Among the entries below, which lines run from the line with "Give me the" through the line with "var myChart = echarts.init(document.getElementById('main'));"? Retype those, both ends included, exactly and without pictures.

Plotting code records
• • • • •

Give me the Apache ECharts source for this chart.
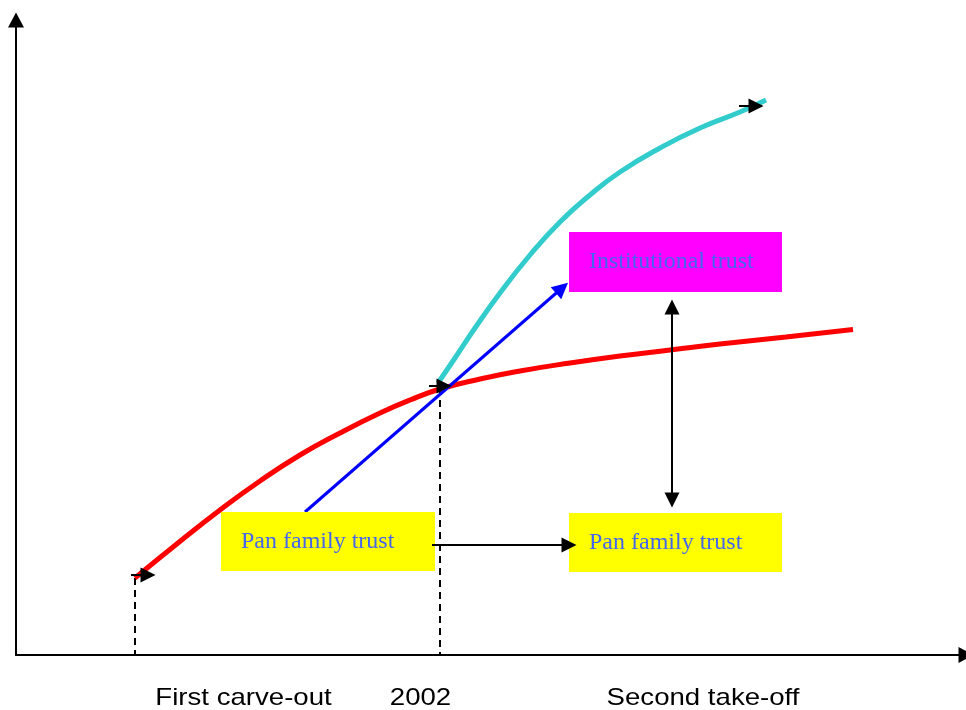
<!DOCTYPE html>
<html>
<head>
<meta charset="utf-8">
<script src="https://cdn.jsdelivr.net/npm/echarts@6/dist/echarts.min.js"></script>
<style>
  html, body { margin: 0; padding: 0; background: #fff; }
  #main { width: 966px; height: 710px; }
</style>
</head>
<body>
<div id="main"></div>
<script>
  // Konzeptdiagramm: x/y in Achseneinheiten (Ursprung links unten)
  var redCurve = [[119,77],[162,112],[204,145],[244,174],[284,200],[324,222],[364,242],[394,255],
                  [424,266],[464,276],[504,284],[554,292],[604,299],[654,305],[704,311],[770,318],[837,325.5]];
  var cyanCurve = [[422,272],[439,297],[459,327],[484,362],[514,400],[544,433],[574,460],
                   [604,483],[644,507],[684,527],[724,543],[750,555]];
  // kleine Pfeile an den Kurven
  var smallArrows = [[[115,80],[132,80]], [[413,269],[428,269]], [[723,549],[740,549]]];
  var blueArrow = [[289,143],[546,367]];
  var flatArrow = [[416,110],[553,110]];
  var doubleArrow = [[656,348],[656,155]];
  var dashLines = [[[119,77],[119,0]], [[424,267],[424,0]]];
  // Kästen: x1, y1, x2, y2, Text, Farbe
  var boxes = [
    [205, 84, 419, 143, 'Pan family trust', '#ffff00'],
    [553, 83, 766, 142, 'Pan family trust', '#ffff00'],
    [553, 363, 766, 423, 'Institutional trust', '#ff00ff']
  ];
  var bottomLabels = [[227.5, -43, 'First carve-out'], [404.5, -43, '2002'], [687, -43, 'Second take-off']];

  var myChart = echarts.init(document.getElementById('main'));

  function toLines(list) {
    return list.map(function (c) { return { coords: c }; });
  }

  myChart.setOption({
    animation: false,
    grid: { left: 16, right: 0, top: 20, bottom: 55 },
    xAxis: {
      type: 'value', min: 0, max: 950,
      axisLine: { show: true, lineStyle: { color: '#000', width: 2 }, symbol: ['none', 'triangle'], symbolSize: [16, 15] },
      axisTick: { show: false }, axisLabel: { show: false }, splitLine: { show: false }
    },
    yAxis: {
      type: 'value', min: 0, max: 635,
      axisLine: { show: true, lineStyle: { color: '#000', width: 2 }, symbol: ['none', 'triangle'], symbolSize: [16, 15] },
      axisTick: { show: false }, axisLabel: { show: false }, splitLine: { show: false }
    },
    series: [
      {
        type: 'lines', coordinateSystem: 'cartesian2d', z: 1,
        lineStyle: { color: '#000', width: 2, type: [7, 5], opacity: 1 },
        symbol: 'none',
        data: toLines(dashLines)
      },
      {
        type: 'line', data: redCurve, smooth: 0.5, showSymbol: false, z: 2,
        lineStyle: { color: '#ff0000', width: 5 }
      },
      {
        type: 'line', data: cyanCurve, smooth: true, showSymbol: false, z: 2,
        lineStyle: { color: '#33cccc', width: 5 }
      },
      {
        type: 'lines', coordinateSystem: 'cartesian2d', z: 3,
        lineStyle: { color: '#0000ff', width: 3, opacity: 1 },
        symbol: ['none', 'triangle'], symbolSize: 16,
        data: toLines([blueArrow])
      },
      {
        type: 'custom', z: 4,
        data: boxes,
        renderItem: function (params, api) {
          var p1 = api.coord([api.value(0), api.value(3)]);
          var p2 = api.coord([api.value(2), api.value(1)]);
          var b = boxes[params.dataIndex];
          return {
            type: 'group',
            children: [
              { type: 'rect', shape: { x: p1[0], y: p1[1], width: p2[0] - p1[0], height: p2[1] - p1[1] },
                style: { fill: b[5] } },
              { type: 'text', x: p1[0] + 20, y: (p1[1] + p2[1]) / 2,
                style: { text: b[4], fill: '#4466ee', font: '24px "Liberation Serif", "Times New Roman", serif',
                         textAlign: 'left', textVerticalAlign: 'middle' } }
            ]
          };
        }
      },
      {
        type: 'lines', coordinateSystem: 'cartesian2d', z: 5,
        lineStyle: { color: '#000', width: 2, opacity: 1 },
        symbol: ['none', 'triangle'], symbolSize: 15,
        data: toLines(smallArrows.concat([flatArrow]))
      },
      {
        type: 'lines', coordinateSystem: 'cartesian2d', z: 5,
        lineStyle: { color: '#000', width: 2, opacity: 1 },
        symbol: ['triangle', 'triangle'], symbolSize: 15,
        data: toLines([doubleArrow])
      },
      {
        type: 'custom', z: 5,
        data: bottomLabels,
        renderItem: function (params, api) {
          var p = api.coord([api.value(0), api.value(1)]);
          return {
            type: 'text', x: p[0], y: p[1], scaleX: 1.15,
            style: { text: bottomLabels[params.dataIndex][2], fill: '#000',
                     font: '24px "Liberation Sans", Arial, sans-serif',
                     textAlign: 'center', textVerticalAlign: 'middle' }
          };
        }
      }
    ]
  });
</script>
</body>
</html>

• • • • •

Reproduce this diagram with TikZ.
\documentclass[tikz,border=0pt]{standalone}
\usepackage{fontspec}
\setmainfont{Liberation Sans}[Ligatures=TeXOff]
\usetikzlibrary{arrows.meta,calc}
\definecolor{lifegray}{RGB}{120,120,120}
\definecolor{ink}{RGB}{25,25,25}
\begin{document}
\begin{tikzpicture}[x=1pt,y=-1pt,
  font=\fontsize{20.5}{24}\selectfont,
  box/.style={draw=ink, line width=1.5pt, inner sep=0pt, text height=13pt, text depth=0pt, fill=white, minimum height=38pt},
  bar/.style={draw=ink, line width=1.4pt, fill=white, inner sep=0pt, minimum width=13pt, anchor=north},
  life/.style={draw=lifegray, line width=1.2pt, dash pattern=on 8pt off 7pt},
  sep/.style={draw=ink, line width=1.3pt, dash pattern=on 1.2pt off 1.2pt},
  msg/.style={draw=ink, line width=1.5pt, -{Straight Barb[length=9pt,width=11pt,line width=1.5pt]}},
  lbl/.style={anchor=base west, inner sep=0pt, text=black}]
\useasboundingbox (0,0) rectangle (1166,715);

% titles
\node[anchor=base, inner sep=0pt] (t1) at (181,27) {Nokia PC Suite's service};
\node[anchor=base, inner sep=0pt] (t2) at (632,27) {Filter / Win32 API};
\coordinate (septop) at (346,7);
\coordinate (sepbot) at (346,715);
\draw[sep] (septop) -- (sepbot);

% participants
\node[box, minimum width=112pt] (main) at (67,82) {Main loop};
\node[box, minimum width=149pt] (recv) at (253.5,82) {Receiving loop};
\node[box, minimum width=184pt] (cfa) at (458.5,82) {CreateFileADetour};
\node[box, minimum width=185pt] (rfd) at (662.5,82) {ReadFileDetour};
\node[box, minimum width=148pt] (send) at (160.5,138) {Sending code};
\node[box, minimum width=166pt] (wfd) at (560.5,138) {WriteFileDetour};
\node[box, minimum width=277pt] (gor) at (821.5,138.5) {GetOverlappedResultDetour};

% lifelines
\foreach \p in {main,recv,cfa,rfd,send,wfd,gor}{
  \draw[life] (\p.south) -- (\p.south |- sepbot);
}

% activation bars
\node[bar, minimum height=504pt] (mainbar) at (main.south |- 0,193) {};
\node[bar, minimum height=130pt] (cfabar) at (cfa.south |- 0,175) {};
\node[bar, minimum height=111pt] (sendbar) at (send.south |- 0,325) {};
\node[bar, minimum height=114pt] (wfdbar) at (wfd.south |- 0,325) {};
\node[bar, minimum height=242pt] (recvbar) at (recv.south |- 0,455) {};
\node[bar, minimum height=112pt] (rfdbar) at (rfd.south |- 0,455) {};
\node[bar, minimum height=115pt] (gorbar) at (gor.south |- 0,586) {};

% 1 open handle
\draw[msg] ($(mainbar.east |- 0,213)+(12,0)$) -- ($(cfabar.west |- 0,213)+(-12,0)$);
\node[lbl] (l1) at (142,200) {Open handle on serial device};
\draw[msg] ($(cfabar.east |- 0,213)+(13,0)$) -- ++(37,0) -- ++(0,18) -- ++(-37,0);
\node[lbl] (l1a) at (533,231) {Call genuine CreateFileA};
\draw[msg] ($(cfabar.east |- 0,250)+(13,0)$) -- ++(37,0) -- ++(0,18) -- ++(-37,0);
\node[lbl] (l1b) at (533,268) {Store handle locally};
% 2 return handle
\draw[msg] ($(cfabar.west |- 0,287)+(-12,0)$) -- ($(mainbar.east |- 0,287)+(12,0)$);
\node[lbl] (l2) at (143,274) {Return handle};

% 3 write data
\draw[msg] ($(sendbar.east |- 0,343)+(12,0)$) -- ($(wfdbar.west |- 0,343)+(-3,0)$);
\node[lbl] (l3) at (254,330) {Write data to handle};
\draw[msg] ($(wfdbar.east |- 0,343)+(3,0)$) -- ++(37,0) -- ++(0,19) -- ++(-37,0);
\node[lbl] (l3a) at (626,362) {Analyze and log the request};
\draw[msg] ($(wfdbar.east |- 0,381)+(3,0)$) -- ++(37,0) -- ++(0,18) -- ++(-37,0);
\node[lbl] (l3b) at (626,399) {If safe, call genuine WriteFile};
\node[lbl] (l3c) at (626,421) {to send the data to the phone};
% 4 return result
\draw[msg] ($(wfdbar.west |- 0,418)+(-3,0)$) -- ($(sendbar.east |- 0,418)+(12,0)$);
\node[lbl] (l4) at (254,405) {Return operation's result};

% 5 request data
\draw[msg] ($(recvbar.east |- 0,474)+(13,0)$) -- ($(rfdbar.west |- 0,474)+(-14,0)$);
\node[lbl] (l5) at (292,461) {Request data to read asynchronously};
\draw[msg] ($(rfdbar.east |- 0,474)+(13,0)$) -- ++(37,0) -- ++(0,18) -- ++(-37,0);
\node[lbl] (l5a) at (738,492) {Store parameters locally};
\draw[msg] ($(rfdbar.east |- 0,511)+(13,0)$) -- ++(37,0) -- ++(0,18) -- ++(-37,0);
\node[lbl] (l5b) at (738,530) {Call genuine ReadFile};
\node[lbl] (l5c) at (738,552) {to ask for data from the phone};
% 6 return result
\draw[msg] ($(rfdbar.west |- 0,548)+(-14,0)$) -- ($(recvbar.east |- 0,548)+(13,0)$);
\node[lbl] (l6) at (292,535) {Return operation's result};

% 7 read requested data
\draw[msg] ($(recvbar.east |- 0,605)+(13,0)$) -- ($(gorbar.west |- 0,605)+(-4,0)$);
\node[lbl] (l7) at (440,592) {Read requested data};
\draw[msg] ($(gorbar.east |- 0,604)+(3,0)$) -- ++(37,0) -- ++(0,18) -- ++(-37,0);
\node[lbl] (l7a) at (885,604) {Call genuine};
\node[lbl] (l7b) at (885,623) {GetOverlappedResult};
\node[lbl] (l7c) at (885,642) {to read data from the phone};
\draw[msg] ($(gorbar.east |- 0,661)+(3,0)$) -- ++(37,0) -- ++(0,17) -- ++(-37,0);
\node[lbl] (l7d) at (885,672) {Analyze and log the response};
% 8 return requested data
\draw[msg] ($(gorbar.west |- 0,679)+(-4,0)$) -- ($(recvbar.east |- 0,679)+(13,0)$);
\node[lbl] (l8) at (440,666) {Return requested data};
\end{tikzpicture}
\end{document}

• • • • •

* Correct result *
Give me the Apache ECharts source for this chart.
<!DOCTYPE html>
<html>
<head>
<meta charset="utf-8">
<script src="https://cdn.jsdelivr.net/npm/echarts@6/dist/echarts.min.js"></script>
<style>
  html, body { margin: 0; padding: 0; background: #fff; }
  #main { width: 966px; height: 710px; }
</style>
</head>
<body>
<div id="main"></div>
<script>
  // Konzeptdiagramm: x/y in Achseneinheiten (Ursprung links unten)
  var redCurve = [[119,77],[162,112],[204,145],[244,174],[284,200],[324,222],[364,242],[394,255],
                  [424,266],[464,276],[504,284],[554,292],[604,299],[654,305],[704,311],[770,318],[837,325.5]];
  var cyanCurve = [[422,272],[439,297],[459,327],[484,362],[514,400],[544,433],[574,460],
                   [604,483],[644,507],[684,527],[724,543],[750,555]];
  // kleine Pfeile an den Kurven
  var smallArrows = [[[115,80],[132,80]], [[413,269],[428,269]], [[723,549],[740,549]]];
  var blueArrow = [[289,143],[546,367]];
  var flatArrow = [[416,110],[553,110]];
  var doubleArrow = [[656,348],[656,155]];
  var dashLines = [[[119,77],[119,0]], [[424,267],[424,0]]];
  // Kästen: x1, y1, x2, y2, Text, Farbe
  var boxes = [
    [205, 84, 419, 143, 'Pan family trust', '#ffff00'],
    [553, 83, 766, 142, 'Pan family trust', '#ffff00'],
    [553, 363, 766, 423, 'Institutional trust', '#ff00ff']
  ];
  var bottomLabels = [[227.5, -43, 'First carve-out'], [404.5, -43, '2002'], [687, -43, 'Second take-off']];

  var myChart = echarts.init(document.getElementById('main'));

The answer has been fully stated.